Bu James Gaskill, Production Director, Marine Harvest Canada
After 25+ years, say good-bye to single nylon nets. These nets have served the industry for a long time but in order for us to be a more modern and progressive salmon farming company we are moving on.
The nets of old bring to mind the term “net pens” which conjures up the image of something not as substantial as we’d like it to be. We are now in the age of sea cages where we require more protection, more resilience and more longevity. Our quest for an improved net began almost four years ago when we realized that what we were using had to change. We needed three things: a new design, a new material, and redundancy.
As always, through trial and error, and through input from managers and staff alike we came up with a hybrid design. Hybrid because it incorporates the function of a main net and also provides predator protection.
However, the development did not stop there – we soon discovered that we needed a material that would not stretch, shrink, nor lose its strength over time. Our answer came through a suggestion from our purchasing staff: why not use HDPE (high density polyethylene) netting? It is the product of choice for the trawling industry around the world. It had the criteria we were looking for and the added benefit of having a low drag in the water (very slippery) and having a high abrasion resistance. Once we had a base design and the correct material the newly formed Net Committee went to work refining the design and setting specifications.
The first design was installed at Phillips Arm farm where it has just been removed after all its fish were harvested. According to the manager and staff, the net performed well having been effective against predators and nearly as clean when it came out as when it went in. Similar nets of different material weights are being trialed at Mahatta East site where they have outperformed three other materials (including nylon) in a four way net trial.

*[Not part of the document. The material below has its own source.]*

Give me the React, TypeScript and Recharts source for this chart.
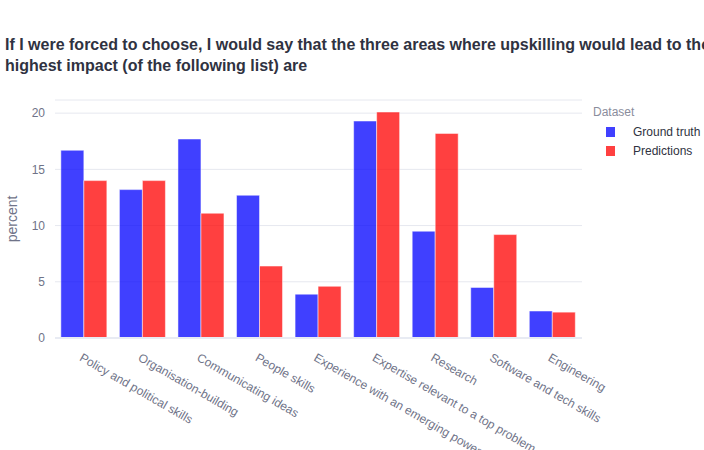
import React from "react";
import {
  BarChart,
  Bar,
  XAxis,
  YAxis,
  CartesianGrid,
  ReferenceLine,
} from "recharts";

const categories = [
  "Policy and political skills",
  "Organisation-building",
  "Communicating ideas",
  "People skills",
  "Experience with an emerging power",
  "Expertise relevant to a top problem",
  "Research",
  "Software and tech skills",
  "Engineering",
];

const groundTruth = [16.7, 13.2, 17.7, 12.7, 3.9, 19.3, 9.5, 4.5, 2.4];
const predictions = [14.0, 14.0, 11.1, 6.4, 4.6, 20.1, 18.2, 9.2, 2.3];

const yTicks = [0, 5, 10, 15, 20];

const titleLines = [
  "If I were forced to choose, I would say that the three areas where upskilling would lead to the",
  "highest impact (of the following list) are",
];

const legendItems = [
  { label: "Ground truth", color: "rgba(0,0,255,0.75)" },
  { label: "Predictions", color: "rgba(255,0,0,0.75)" },
];

const data = categories.map((name, i) => ({
  name,
  truth: groundTruth[i],
  pred: predictions[i],
}));

const FONT = '"Liberation Sans", Arial, Helvetica, sans-serif';
const TICK_COLOR = "#6f7388";
const DARK = "#2f3241";

function XTick({ x, y, payload }: any) {
  const px = x - 5.5;
  const py = y + 22;
  return (
    <text
      x={px}
      y={py}
      transform={`rotate(30 ${px} ${py})`}
      textAnchor="start"
      fontSize={12}
      fontFamily={FONT}
      fill={TICK_COLOR}
    >
      {payload.value}
    </text>
  );
}

function YLabel() {
  return (
    <text
      x={17}
      y={219}
      transform="rotate(-90 17 219)"
      textAnchor="middle"
      fontSize={14}
      fontFamily={FONT}
      fill={TICK_COLOR}
    >
      percent
    </text>
  );
}

function LegendBox() {
  return (
    <div
      style={{
        position: "absolute",
        left: 593,
        top: 103,
        fontFamily: FONT,
        fontSize: 12,
      }}
    >
      <div style={{ color: "#8a8d9c", height: 19, lineHeight: "19px" }}>Dataset</div>
      {legendItems.map((it) => (
        <div
          key={it.label}
          style={{ display: "flex", alignItems: "center", height: 19, color: DARK }}
        >
          <span
            style={{
              display: "inline-block",
              width: 9,
              height: 10,
              background: it.color,
              marginLeft: 13,
              marginRight: 18,
            }}
          />
          {it.label}
        </div>
      ))}
    </div>
  );
}

export default function App() {
  return (
    <div
      style={{
        position: "absolute",
        left: 0,
        top: 0,
        width: 704,
        height: 450,
        overflow: "hidden",
        background: "#fff",
      }}
    >
      <svg
        width={704}
        height={90}
        style={{ position: "absolute", left: 0, top: 0 }}
      >
        {titleLines.map((line, i) => (
          <text
            key={i}
            x={5}
            y={50 + i * 20.5}
            fontSize={16}
            fontWeight="bold"
            fontFamily={FONT}
            fill={DARK}
          >
            {line}
          </text>
        ))}
      </svg>
      <BarChart
        width={704}
        height={450}
        data={data}
        margin={{ top: 100, right: 122, bottom: 82, left: 10 }}
        barCategoryGap="10%"
        barGap={0}
        style={{ position: "absolute", left: 0, top: 0 }}
      >
        <CartesianGrid vertical={false} stroke="#e6e8ef" />
        <XAxis
          dataKey="name"
          height={30}
          interval={0}
          tickSize={0}
          tickMargin={0}
          axisLine={false}
          tickLine={false}
          tick={<XTick />}
        />
        <YAxis
          width={45}
          domain={[0, 21.17]}
          ticks={yTicks}
          tickSize={0}
          tickMargin={10}
          axisLine={false}
          tickLine={false}
          tick={{ fill: TICK_COLOR, fontSize: 12, fontFamily: FONT }}
          label={<YLabel />}
        />
        <ReferenceLine y={0} stroke="#e8ebf3" strokeWidth={2} />
        <Bar
          dataKey="truth"
          name="Ground truth"
          fill="#0000ff"
          fillOpacity={0.75}
          stroke="#ffffff"
          strokeWidth={0.5}
          isAnimationActive={false}
        />
        <Bar
          dataKey="pred"
          name="Predictions"
          fill="#ff0000"
          fillOpacity={0.75}
          stroke="#ffffff"
          strokeWidth={0.5}
          isAnimationActive={false}
        />
      </BarChart>
      <LegendBox />
    </div>
  );
}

The last key in the cog was even greater added redundancy that would further protect against predators, the potential for escape, or damage by driftwood. So, we decided to build full site predator nets from the same HDPE material – we have Dean Trethewey to thank for much of the design work. At the end of last year and the beginning of this year the management and staff of Quatsino and Port Hardy worked their butts off to install six full site predator nets which have been tremendously effective to date.
And so what’s the plan? In January it was decided that over the next 2+ years we will: replace all aging nylon nets and any prior copper dipped nets with our new hybrid HDPE nets, and that 100% of cages will include predator nets. It will be an investment of several million dollars, but a necessary and responsible one. So if you’re out and about and see the funky purple or yellow nets, you’ll know the paradigm shift has begun.